- **Provided data**:
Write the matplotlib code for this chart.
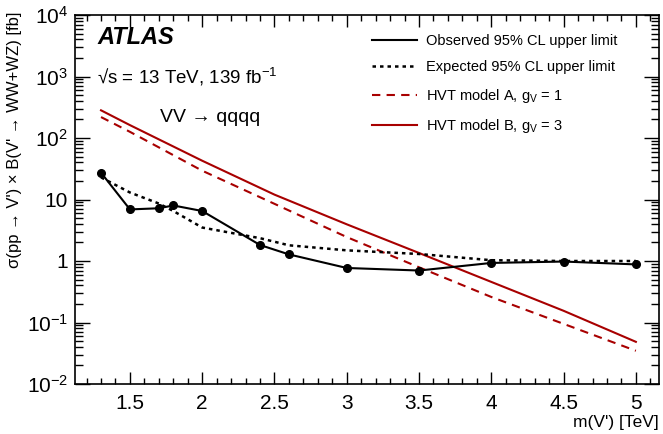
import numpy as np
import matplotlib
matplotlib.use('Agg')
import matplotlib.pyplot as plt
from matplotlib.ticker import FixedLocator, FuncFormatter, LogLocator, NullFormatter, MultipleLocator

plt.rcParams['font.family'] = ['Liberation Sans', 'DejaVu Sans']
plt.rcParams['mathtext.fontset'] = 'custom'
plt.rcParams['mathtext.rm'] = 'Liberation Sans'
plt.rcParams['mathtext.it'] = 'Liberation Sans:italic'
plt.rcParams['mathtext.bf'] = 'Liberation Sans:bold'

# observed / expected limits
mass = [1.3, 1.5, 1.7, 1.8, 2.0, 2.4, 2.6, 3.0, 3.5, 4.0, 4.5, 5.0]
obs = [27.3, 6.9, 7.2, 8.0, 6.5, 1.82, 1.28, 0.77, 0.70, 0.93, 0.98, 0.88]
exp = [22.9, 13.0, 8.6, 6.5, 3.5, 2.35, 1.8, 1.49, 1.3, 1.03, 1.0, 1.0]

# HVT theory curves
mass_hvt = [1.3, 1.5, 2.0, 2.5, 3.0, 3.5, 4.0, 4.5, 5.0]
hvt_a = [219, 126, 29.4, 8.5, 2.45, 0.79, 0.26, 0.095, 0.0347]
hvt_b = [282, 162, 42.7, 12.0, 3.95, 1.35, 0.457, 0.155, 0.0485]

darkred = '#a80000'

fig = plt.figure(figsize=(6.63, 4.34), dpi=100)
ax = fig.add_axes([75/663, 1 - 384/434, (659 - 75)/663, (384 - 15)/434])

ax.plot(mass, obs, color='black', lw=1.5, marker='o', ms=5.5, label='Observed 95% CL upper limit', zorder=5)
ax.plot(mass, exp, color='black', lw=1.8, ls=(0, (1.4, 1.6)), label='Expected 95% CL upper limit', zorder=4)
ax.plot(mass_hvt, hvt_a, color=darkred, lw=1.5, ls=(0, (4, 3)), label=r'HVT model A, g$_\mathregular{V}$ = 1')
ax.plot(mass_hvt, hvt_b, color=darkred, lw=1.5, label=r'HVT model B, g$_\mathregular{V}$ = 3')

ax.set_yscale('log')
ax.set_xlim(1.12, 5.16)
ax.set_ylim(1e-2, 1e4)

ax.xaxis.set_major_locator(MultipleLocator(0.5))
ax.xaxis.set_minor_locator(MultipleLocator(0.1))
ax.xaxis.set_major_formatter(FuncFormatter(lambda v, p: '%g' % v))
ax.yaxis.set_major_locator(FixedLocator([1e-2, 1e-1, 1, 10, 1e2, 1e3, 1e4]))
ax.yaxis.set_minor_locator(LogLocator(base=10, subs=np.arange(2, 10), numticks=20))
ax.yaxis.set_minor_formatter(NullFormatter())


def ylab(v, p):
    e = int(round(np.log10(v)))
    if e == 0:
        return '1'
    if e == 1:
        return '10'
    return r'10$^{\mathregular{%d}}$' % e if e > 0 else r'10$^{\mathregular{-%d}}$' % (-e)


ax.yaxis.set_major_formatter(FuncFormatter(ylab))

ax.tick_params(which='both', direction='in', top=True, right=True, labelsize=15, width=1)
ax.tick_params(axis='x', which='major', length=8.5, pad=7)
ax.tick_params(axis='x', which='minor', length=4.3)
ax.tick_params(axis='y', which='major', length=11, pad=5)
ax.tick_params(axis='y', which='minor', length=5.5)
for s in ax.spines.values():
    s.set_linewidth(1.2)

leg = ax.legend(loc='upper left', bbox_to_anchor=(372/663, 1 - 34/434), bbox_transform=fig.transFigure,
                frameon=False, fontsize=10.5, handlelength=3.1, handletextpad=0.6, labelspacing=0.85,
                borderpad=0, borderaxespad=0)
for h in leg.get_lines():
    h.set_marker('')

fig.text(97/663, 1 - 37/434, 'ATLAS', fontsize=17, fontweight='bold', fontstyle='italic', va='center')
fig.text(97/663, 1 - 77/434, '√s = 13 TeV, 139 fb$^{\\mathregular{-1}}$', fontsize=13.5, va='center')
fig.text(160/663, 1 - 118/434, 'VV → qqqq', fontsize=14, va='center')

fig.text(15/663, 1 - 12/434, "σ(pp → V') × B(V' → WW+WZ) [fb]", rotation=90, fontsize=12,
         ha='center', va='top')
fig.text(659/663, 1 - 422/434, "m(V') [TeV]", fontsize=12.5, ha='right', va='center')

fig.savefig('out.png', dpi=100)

- **Exercise prompt**:
Reproduce all of the data exactly, omitting each picture it holds.

- **The response**:
Write the matplotlib code for this chart.
import numpy as np
import matplotlib
matplotlib.use('Agg')
import matplotlib.pyplot as plt
from matplotlib.ticker import FixedLocator, FuncFormatter, LogLocator, NullFormatter, MultipleLocator

plt.rcParams['font.family'] = ['Liberation Sans', 'DejaVu Sans']
plt.rcParams['mathtext.fontset'] = 'custom'
plt.rcParams['mathtext.rm'] = 'Liberation Sans'
plt.rcParams['mathtext.it'] = 'Liberation Sans:italic'
plt.rcParams['mathtext.bf'] = 'Liberation Sans:bold'

# observed / expected limits
mass = [1.3, 1.5, 1.7, 1.8, 2.0, 2.4, 2.6, 3.0, 3.5, 4.0, 4.5, 5.0]
obs = [27.3, 6.9, 7.2, 8.0, 6.5, 1.82, 1.28, 0.77, 0.70, 0.93, 0.98, 0.88]
exp = [22.9, 13.0, 8.6, 6.5, 3.5, 2.35, 1.8, 1.49, 1.3, 1.03, 1.0, 1.0]

# HVT theory curves
mass_hvt = [1.3, 1.5, 2.0, 2.5, 3.0, 3.5, 4.0, 4.5, 5.0]
hvt_a = [219, 126, 29.4, 8.5, 2.45, 0.79, 0.26, 0.095, 0.0347]
hvt_b = [282, 162, 42.7, 12.0, 3.95, 1.35, 0.457, 0.155, 0.0485]

darkred = '#a80000'

fig = plt.figure(figsize=(6.63, 4.34), dpi=100)
ax = fig.add_axes([75/663, 1 - 384/434, (659 - 75)/663, (384 - 15)/434])

ax.plot(mass, obs, color='black', lw=1.5, marker='o', ms=5.5, label='Observed 95% CL upper limit', zorder=5)
ax.plot(mass, exp, color='black', lw=1.8, ls=(0, (1.4, 1.6)), label='Expected 95% CL upper limit', zorder=4)
ax.plot(mass_hvt, hvt_a, color=darkred, lw=1.5, ls=(0, (4, 3)), label=r'HVT model A, g$_\mathregular{V}$ = 1')
ax.plot(mass_hvt, hvt_b, color=darkred, lw=1.5, label=r'HVT model B, g$_\mathregular{V}$ = 3')

ax.set_yscale('log')
ax.set_xlim(1.12, 5.16)
ax.set_ylim(1e-2, 1e4)

ax.xaxis.set_major_locator(MultipleLocator(0.5))
ax.xaxis.set_minor_locator(MultipleLocator(0.1))
ax.xaxis.set_major_formatter(FuncFormatter(lambda v, p: '%g' % v))
ax.yaxis.set_major_locator(FixedLocator([1e-2, 1e-1, 1, 10, 1e2, 1e3, 1e4]))
ax.yaxis.set_minor_locator(LogLocator(base=10, subs=np.arange(2, 10), numticks=20))
ax.yaxis.set_minor_formatter(NullFormatter())


def ylab(v, p):
    e = int(round(np.log10(v)))
    if e == 0:
        return '1'
    if e == 1:
        return '10'
    return r'10$^{\mathregular{%d}}$' % e if e > 0 else r'10$^{\mathregular{-%d}}$' % (-e)


ax.yaxis.set_major_formatter(FuncFormatter(ylab))

ax.tick_params(which='both', direction='in', top=True, right=True, labelsize=15, width=1)
ax.tick_params(axis='x', which='major', length=8.5, pad=7)
ax.tick_params(axis='x', which='minor', length=4.3)
ax.tick_params(axis='y', which='major', length=11, pad=5)
ax.tick_params(axis='y', which='minor', length=5.5)
for s in ax.spines.values():
    s.set_linewidth(1.2)

leg = ax.legend(loc='upper left', bbox_to_anchor=(372/663, 1 - 34/434), bbox_transform=fig.transFigure,
                frameon=False, fontsize=10.5, handlelength=3.1, handletextpad=0.6, labelspacing=0.85,
                borderpad=0, borderaxespad=0)
for h in leg.get_lines():
    h.set_marker('')

fig.text(97/663, 1 - 37/434, 'ATLAS', fontsize=17, fontweight='bold', fontstyle='italic', va='center')
fig.text(97/663, 1 - 77/434, '√s = 13 TeV, 139 fb$^{\\mathregular{-1}}$', fontsize=13.5, va='center')
fig.text(160/663, 1 - 118/434, 'VV → qqqq', fontsize=14, va='center')

fig.text(15/663, 1 - 12/434, "σ(pp → V') × B(V' → WW+WZ) [fb]", rotation=90, fontsize=12,
         ha='center', va='top')
fig.text(659/663, 1 - 422/434, "m(V') [TeV]", fontsize=12.5, ha='right', va='center')

fig.savefig('out.png', dpi=100)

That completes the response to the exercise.